The trial court made detailed findings with respect to the best interests of the child requiring custody to remain with the prospective adoptive parents. In the absence of a bill of exceptions, those findings must be taken as correct.

The determination by the District Court in this habeas corpus case does not in any fashion control the proper exercise of the jurisdiction of the county court in the adoption proceeding itself.

The judgment of the District Court in this habeas corpus action is affirmed.

AFFIRMED.

KRIVOSHA, Chief Justice, dissenting.

I find that I must dissent from the majority in this case. We have today decided the case of Kellie v. Lutheran Family & Social Services, 208 Neb. 767, 305 N.W.2d 874 (1981). In the Kellie case we held that if the adoption involved a licensed agency a natural parent could revoke an earlier executed relinquishment of her child if done before the adopting agency had accepted full responsibility for the child as required by statute. In doing so, we said at 770, 305 N.W.2d at 877: "Basic principles of offer and acceptance, as well as the statute, dictate that result."
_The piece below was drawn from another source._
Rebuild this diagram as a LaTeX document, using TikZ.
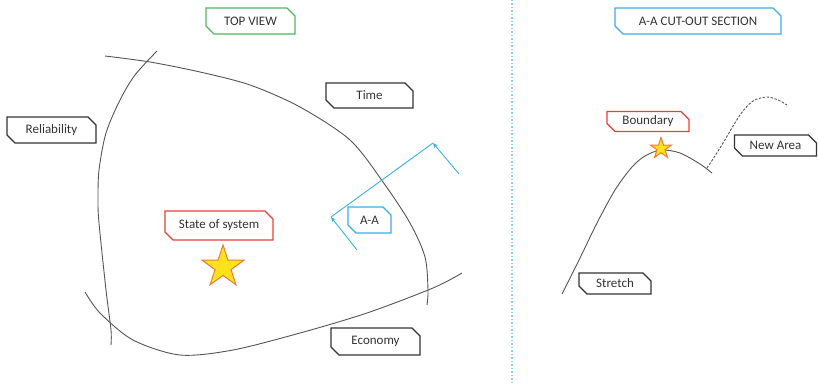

In the instant case, we have now, in effect, held that while what we said in Kellie may be true with regard to a licensed agency, the situation with regard to a private placement is otherwise. I think the distinction is not valid.
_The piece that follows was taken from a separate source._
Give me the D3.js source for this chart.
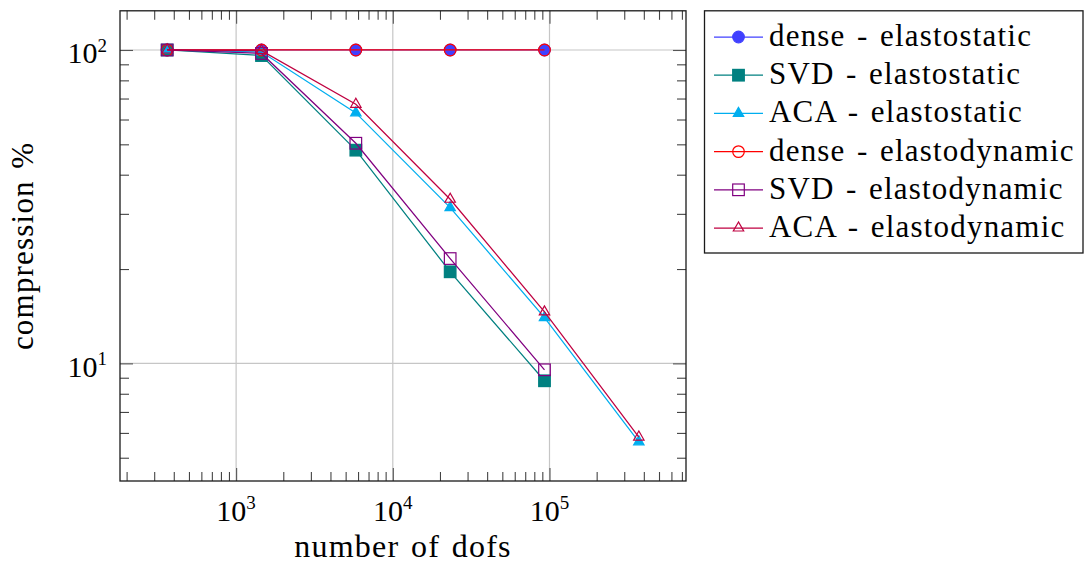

The obvious intent of the statute with regard to the licensed agency is to ensure that the licensed agency accepts the responsibility of caring for the child once the child's custody is taken by the agency. Even if the agency is unable to find an appropriate home and adoptive parents for the child, it will remain responsible for the child.
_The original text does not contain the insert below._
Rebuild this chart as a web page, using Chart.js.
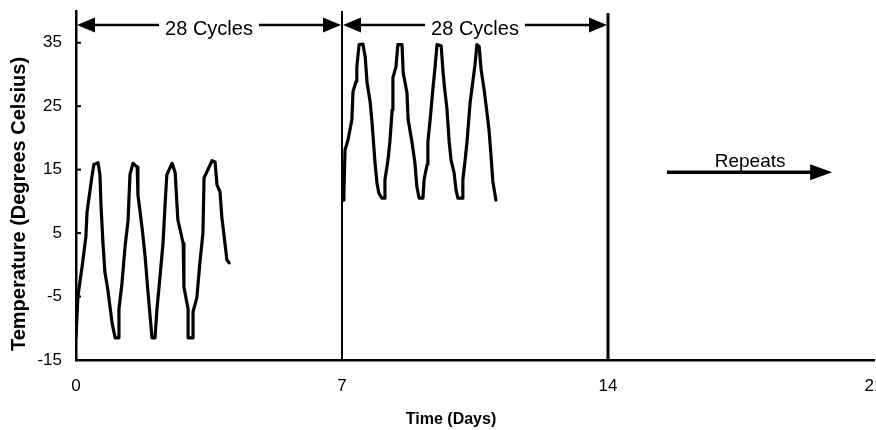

Why do we require something less when dealing with a private adoption? If, as the majority in Kellie has suggested, principles of contract such as "offer and acceptance" apply, then why should we not also impose principles of contract such as "mutuality"? Under the majority view in this case, if the proposed adoptive parents change their minds prior to the time that the county court enters an order approving the adoption, the proposed parents incur no liability or responsibility and, at their option, may either return the child to the natural parent or turn the child over to the state as a child without parent or home. How can the natural parent, on the one hand, be bound while the adoptive parent, on the other, is without any binding obligation? I would hold that the natural parent in a private placement has the right to withdraw the relinquishment until the county court has approved the adoption and made the adoptive parents responsible for the child. I am not unmindful of the fact that this would introduce a measure of uncertainty into the private placement as opposed to the certainty of the licensed agency. That, in and of itself, may not be such a bad result for either the natural parents who are giving up their child or the child itself, both of whom should be assured that under any circumstance the person or entity selected by the natural parents will remain legally responsible for the child until another person or entity is approved by the county court. I would have found for the appellant and held that the attempt to revoke the relinquishment was effective.